## EXERCISE DIRECTIONS
Find each line with "that" and copy it.

## START EXTRACTED MATERIAL

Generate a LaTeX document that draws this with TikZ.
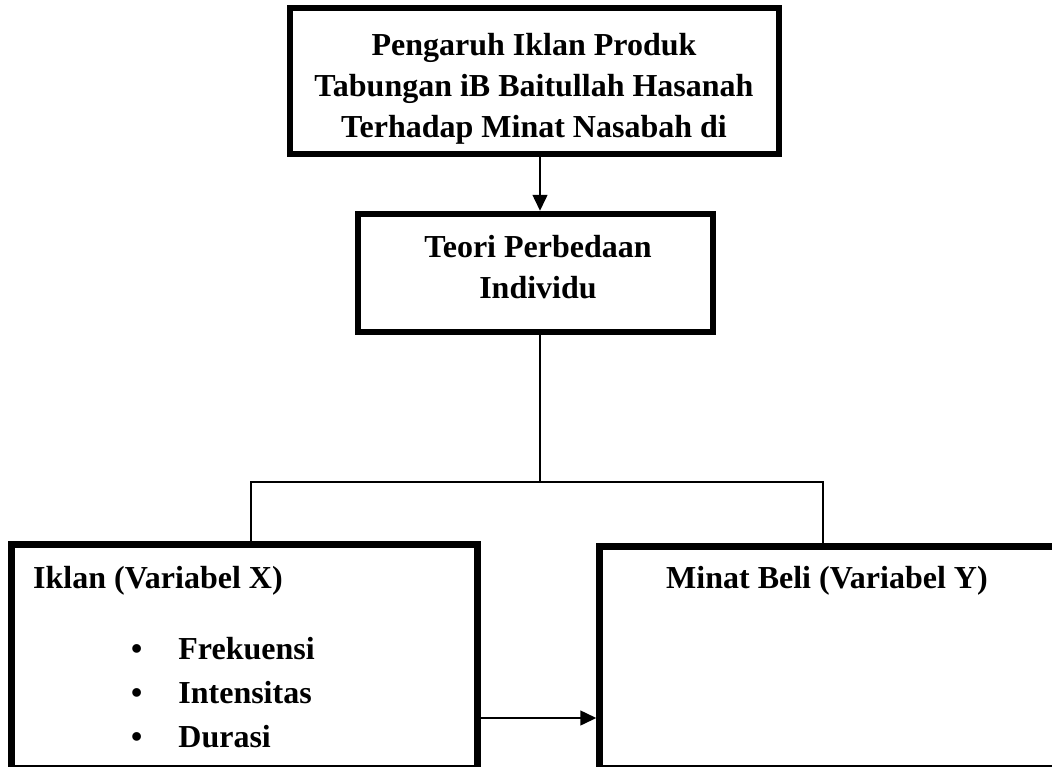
\documentclass[tikz,border=0pt]{standalone}
\usepackage{fontspec}
\setmainfont{Liberation Serif}
\usetikzlibrary{arrows.meta}
\begin{document}
\begin{tikzpicture}[x=1pt,y=-1pt,
  box/.style={draw, line width=6.5pt, rectangle, inner sep=0pt},
  conn/.style={line width=1.5pt},
  arr/.style={conn, -{Triangle[length=16pt,width=15pt]}},
  txt/.style={font=\fontsize{32}{41}\selectfont\bfseries, inner sep=0pt},
  listtxt/.style={font=\fontsize{32}{44}\selectfont\bfseries, inner sep=0pt}]
\useasboundingbox (0,0) rectangle (1052,766);
\clip (0,0) rectangle (1052,766);
% boxes
\node[box, minimum width=489pt, minimum height=146pt] (top) at (534.5,81) {};
\node[box, minimum width=355pt, minimum height=118pt] (mid) at (535.5,273) {};
\node[box, minimum width=466pt, minimum height=223.5pt] (left) at (244.5,656.25) {};
\node[box, minimum width=465.5pt, minimum height=221.5pt] (right) at (832.25,657.25) {};
% texts
\node[txt, anchor=base] (toptxt) at (534,55) {\begin{tabular}[t]{@{}c@{}}Pengaruh Iklan Produk\\ Tabungan iB Baitullah Hasanah\\ Terhadap Minat Nasabah di\end{tabular}};
\node[txt, anchor=base] (midtxt) at (538,257) {\begin{tabular}[t]{@{}c@{}}Teori Perbedaan\\ Individu\end{tabular}};
\node[txt, anchor=base west] (xtxt) at (33,588) {Iklan (Variabel X)};
\node[listtxt, anchor=base west] (xlist) at (131,659) {\begin{tabular}[t]{@{}l@{\hspace{36pt}}l@{}}\textbullet & Frekuensi\\ \textbullet & Intensitas\\ \textbullet & Durasi\end{tabular}};
\node[txt, anchor=base west] (ytxt) at (666,588) {Minat Beli (Variabel Y)};
% connector coordinates
\coordinate (ax) at (540,0);
\coordinate (j) at (540,482);
\coordinate (jl) at (251,482);
\coordinate (jr) at (823,482);
\coordinate (ay) at (0,718);
% connectors
\draw[arr] (top.south -| ax) -- (mid.north -| ax);
\draw[conn] (mid.south -| ax) -- (j);
\draw[conn] (left.north -| jl) -- (jl) -- (jr) -- (right.north -| jr);
\draw[arr] (left.east |- ay) -- (right.west |- ay);
\end{tikzpicture}
\end{document}
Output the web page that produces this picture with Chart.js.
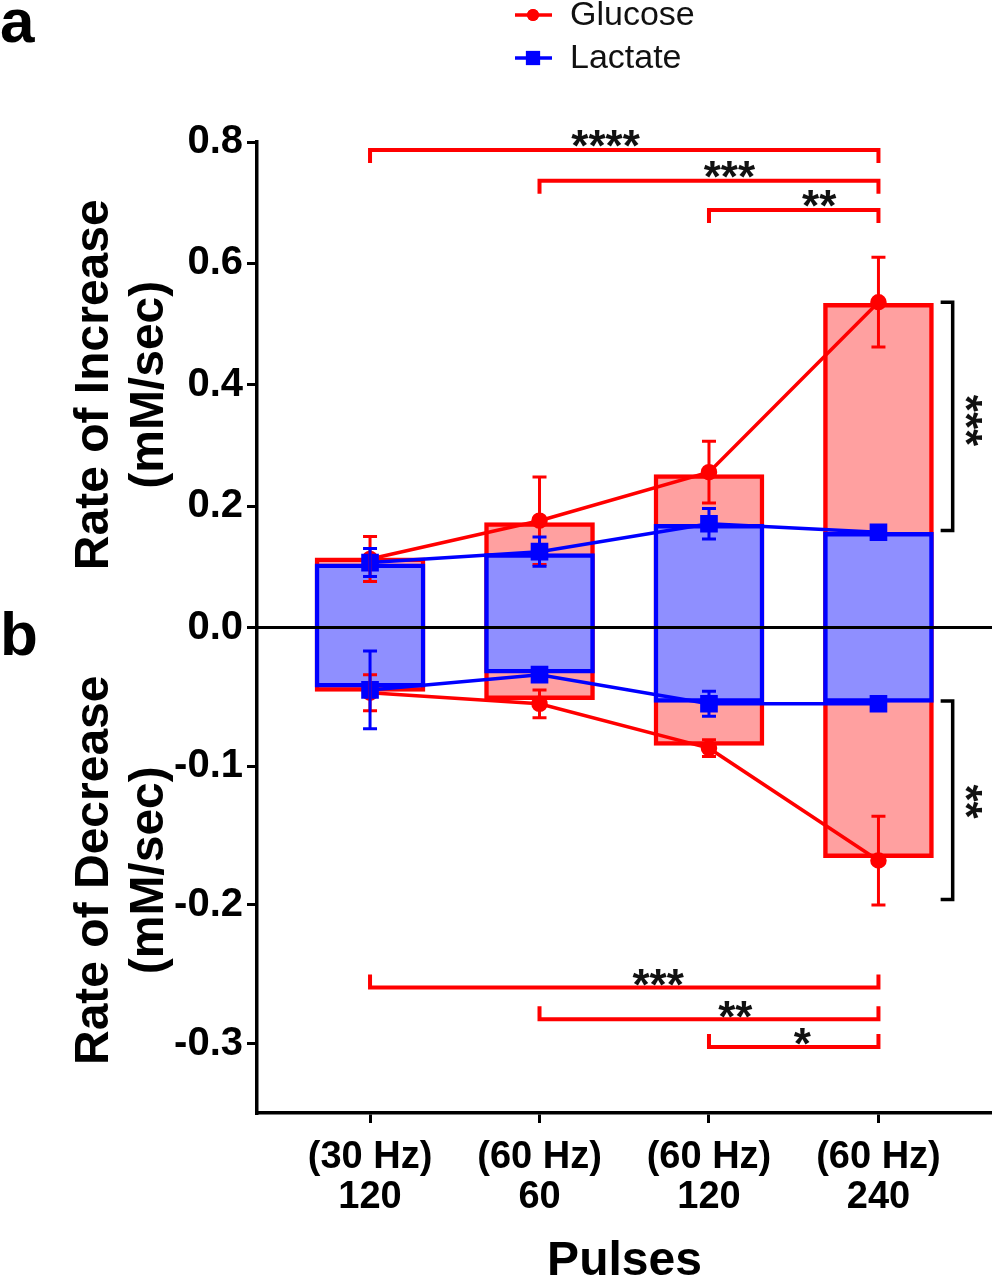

## END EXTRACTED MATERIAL

## TASK ANSWER
Generate a LaTeX document that draws this with TikZ.
Output the web page that produces this picture with Chart.js.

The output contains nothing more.